Short problem:
Omit any picture, and return the remaining data exactly as written.

A block of data:
--

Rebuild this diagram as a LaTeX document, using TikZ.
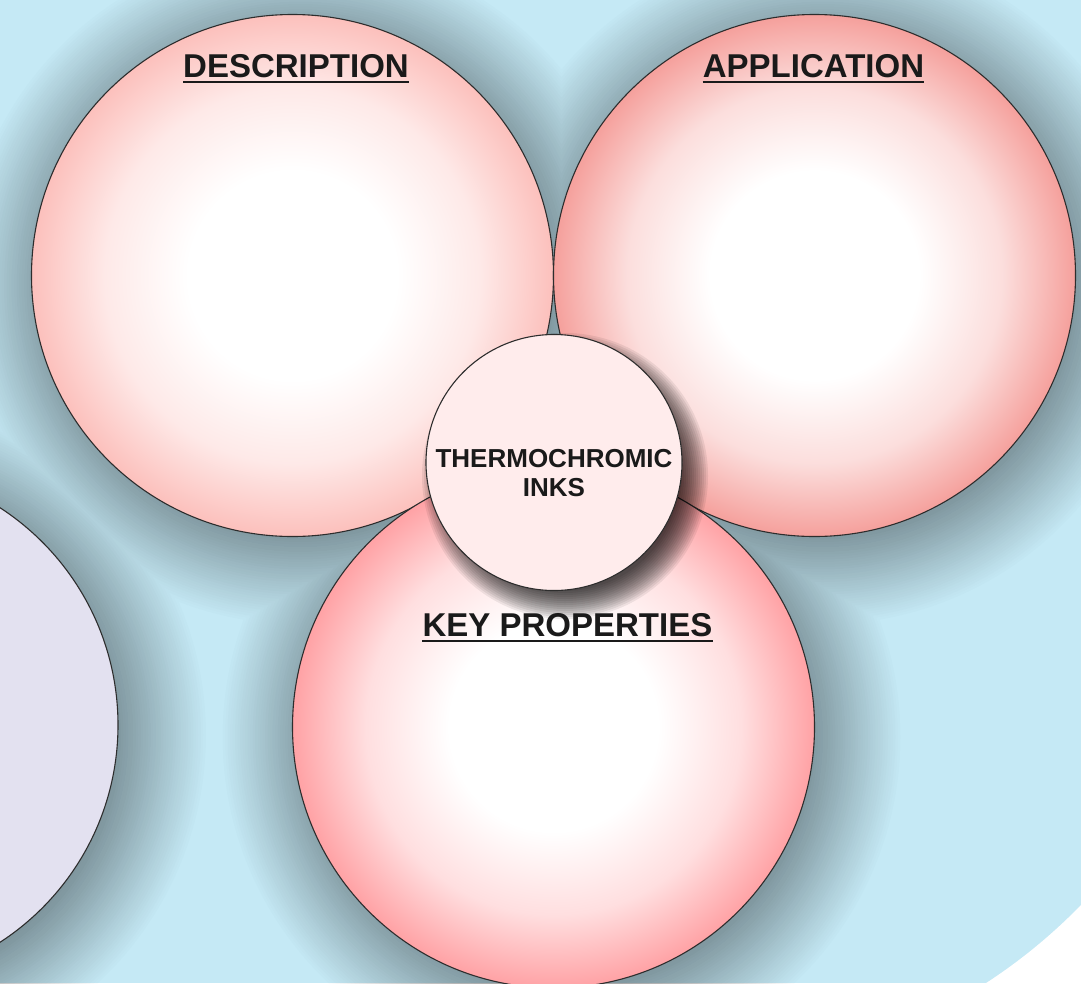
\documentclass[tikz,border=0pt]{standalone}
\usepackage{fontspec}
\setmainfont{Liberation Sans}
\definecolor{bgblue}{RGB}{197,233,245}
\definecolor{lav}{RGB}{227,225,240}
\definecolor{descedge}{RGB}{252,192,188}
\definecolor{appedge}{RGB}{245,160,156}
\definecolor{keyedge}{RGB}{255,162,165}
\definecolor{coreFill}{RGB}{255,236,236}
\definecolor{lineGray}{RGB}{45,45,45}
\definecolor{ink}{RGB}{26,26,26}
\pgfdeclareradialshading{descball}{\pgfpoint{0bp}{0bp}}{color(0bp)=(white); color(10bp)=(white); color(18bp)=(descedge!35!white); color(25bp)=(descedge); color(50bp)=(descedge)}
\pgfdeclareradialshading{appball}{\pgfpoint{0bp}{0bp}}{color(0bp)=(white); color(10bp)=(white); color(18bp)=(appedge!35!white); color(25bp)=(appedge); color(50bp)=(appedge)}
\pgfdeclareradialshading{keyball}{\pgfpoint{0bp}{0bp}}{color(0bp)=(white); color(10bp)=(white); color(18bp)=(keyedge!35!white); color(25bp)=(keyedge); color(50bp)=(keyedge)}
\begin{document}
\begin{tikzpicture}[x=1pt,y=-1pt,
  bigball/.style={circle, inner sep=0pt, minimum size=522pt, draw=lineGray, line width=1.1pt},
  title/.style={anchor=base, inner sep=0pt, text=ink, font=\fontsize{33}{38}\selectfont\bfseries},
  uline/.style={draw=ink, line width=2.8pt},
  coretext/.style={inner sep=0pt, align=center, text=ink, font=\fontsize{26}{29.5}\selectfont\bfseries}]
\useasboundingbox (0,0) rectangle (1081,983);
\clip (0,0) rectangle (1081,983);
\fill[bgblue] (0,0) rectangle (1081,983);
% soft shadows of the large circles (one transparency group)
\begin{scope}[transparency group, opacity=0.37]
\foreach \i in {1,...,38}{
  \pgfmathsetmacro\aa{1/\i}
  \pgfmathsetmacro\rr{244+2.5*\i}
  \fill[black, fill opacity=\aa] (-133,735) circle (\rr pt) (300.5,285.5) circle (\rr pt)
     (822.5,285.5) circle (\rr pt) (561.5,737) circle (\rr pt);
}
\end{scope}
% white corner outside the blue field
\begin{scope}
  \clip (850,750) rectangle (1081,983);
  \fill[white, even odd rule] (687,522) circle (549.5pt) (0,0) rectangle (1081,983);
\end{scope}
% large circles
\node[bigball, fill=lav, minimum size=518pt] (lavball) at (-141,725) {};
\node[bigball, shading=descball] (descball) at (292.5,275.5) {};
\node[bigball, shading=appball] (appball) at (814.5,275.5) {};
\node[bigball, shading=keyball] (keyball) at (553.5,727) {};
% shadow of the core circle
\foreach \i in {1,...,15}{
  \pgfmathsetmacro\rr{113+2*\i}
  \fill[black, opacity=0.07] (565,476) circle (\rr pt);
}
\node[circle, inner sep=0pt, minimum size=256pt, fill=coreFill, draw=lineGray, line width=1.1pt] (core) at (554,462.5) {};
\node[coretext] (corelbl) at (554,473) {THERMOCHROMIC\\INKS};
% titles
\node[title] (desct) at (296,77) {DESCRIPTION};
\draw[uline] ([yshift=-5pt]desct.base west) -- ([yshift=-5pt]desct.base east);
\node[title] (appt) at (813.5,77) {APPLICATION};
\draw[uline] ([yshift=-5pt]appt.base west) -- ([yshift=-5pt]appt.base east);
\node[title] (keyt) at (567.5,636.5) {KEY PROPERTIES};
\draw[uline] ([yshift=-4.5pt]keyt.base west) -- ([yshift=-4.5pt]keyt.base east);
\end{tikzpicture}
\end{document}
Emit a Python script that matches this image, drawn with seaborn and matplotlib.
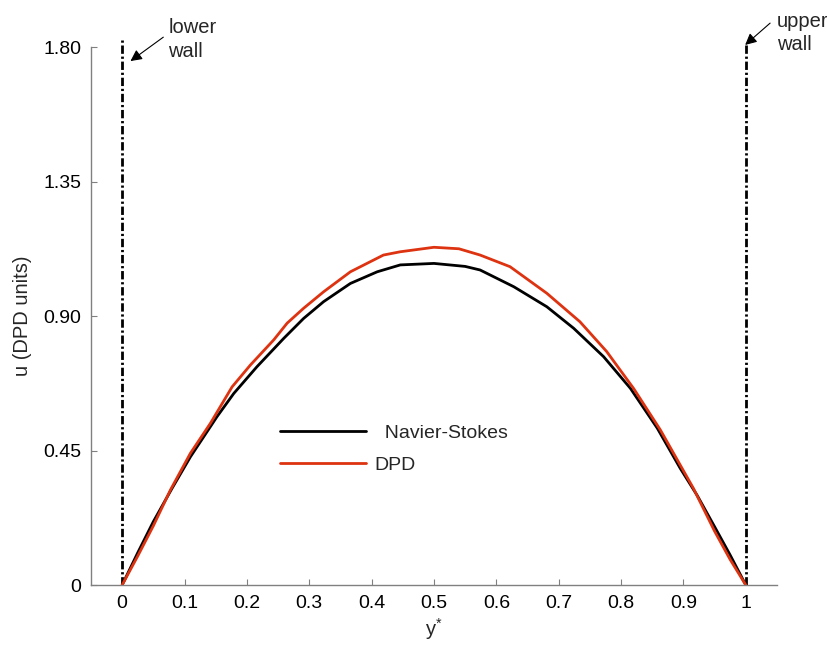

--

Response for this exercise:
Rebuild this diagram as a LaTeX document, using TikZ.
\documentclass[tikz,border=0pt]{standalone}
\usepackage{fontspec}
\setmainfont{Liberation Sans}
\definecolor{bgblue}{RGB}{197,233,245}
\definecolor{lav}{RGB}{227,225,240}
\definecolor{descedge}{RGB}{252,192,188}
\definecolor{appedge}{RGB}{245,160,156}
\definecolor{keyedge}{RGB}{255,162,165}
\definecolor{coreFill}{RGB}{255,236,236}
\definecolor{lineGray}{RGB}{45,45,45}
\definecolor{ink}{RGB}{26,26,26}
\pgfdeclareradialshading{descball}{\pgfpoint{0bp}{0bp}}{color(0bp)=(white); color(10bp)=(white); color(18bp)=(descedge!35!white); color(25bp)=(descedge); color(50bp)=(descedge)}
\pgfdeclareradialshading{appball}{\pgfpoint{0bp}{0bp}}{color(0bp)=(white); color(10bp)=(white); color(18bp)=(appedge!35!white); color(25bp)=(appedge); color(50bp)=(appedge)}
\pgfdeclareradialshading{keyball}{\pgfpoint{0bp}{0bp}}{color(0bp)=(white); color(10bp)=(white); color(18bp)=(keyedge!35!white); color(25bp)=(keyedge); color(50bp)=(keyedge)}
\begin{document}
\begin{tikzpicture}[x=1pt,y=-1pt,
  bigball/.style={circle, inner sep=0pt, minimum size=522pt, draw=lineGray, line width=1.1pt},
  title/.style={anchor=base, inner sep=0pt, text=ink, font=\fontsize{33}{38}\selectfont\bfseries},
  uline/.style={draw=ink, line width=2.8pt},
  coretext/.style={inner sep=0pt, align=center, text=ink, font=\fontsize{26}{29.5}\selectfont\bfseries}]
\useasboundingbox (0,0) rectangle (1081,983);
\clip (0,0) rectangle (1081,983);
\fill[bgblue] (0,0) rectangle (1081,983);
% soft shadows of the large circles (one transparency group)
\begin{scope}[transparency group, opacity=0.37]
\foreach \i in {1,...,38}{
  \pgfmathsetmacro\aa{1/\i}
  \pgfmathsetmacro\rr{244+2.5*\i}
  \fill[black, fill opacity=\aa] (-133,735) circle (\rr pt) (300.5,285.5) circle (\rr pt)
     (822.5,285.5) circle (\rr pt) (561.5,737) circle (\rr pt);
}
\end{scope}
% white corner outside the blue field
\begin{scope}
  \clip (850,750) rectangle (1081,983);
  \fill[white, even odd rule] (687,522) circle (549.5pt) (0,0) rectangle (1081,983);
\end{scope}
% large circles
\node[bigball, fill=lav, minimum size=518pt] (lavball) at (-141,725) {};
\node[bigball, shading=descball] (descball) at (292.5,275.5) {};
\node[bigball, shading=appball] (appball) at (814.5,275.5) {};
\node[bigball, shading=keyball] (keyball) at (553.5,727) {};
% shadow of the core circle
\foreach \i in {1,...,15}{
  \pgfmathsetmacro\rr{113+2*\i}
  \fill[black, opacity=0.07] (565,476) circle (\rr pt);
}
\node[circle, inner sep=0pt, minimum size=256pt, fill=coreFill, draw=lineGray, line width=1.1pt] (core) at (554,462.5) {};
\node[coretext] (corelbl) at (554,473) {THERMOCHROMIC\\INKS};
% titles
\node[title] (desct) at (296,77) {DESCRIPTION};
\draw[uline] ([yshift=-5pt]desct.base west) -- ([yshift=-5pt]desct.base east);
\node[title] (appt) at (813.5,77) {APPLICATION};
\draw[uline] ([yshift=-5pt]appt.base west) -- ([yshift=-5pt]appt.base east);
\node[title] (keyt) at (567.5,636.5) {KEY PROPERTIES};
\draw[uline] ([yshift=-4.5pt]keyt.base west) -- ([yshift=-4.5pt]keyt.base east);
\end{tikzpicture}
\end{document}
Emit a Python script that matches this image, drawn with seaborn and matplotlib.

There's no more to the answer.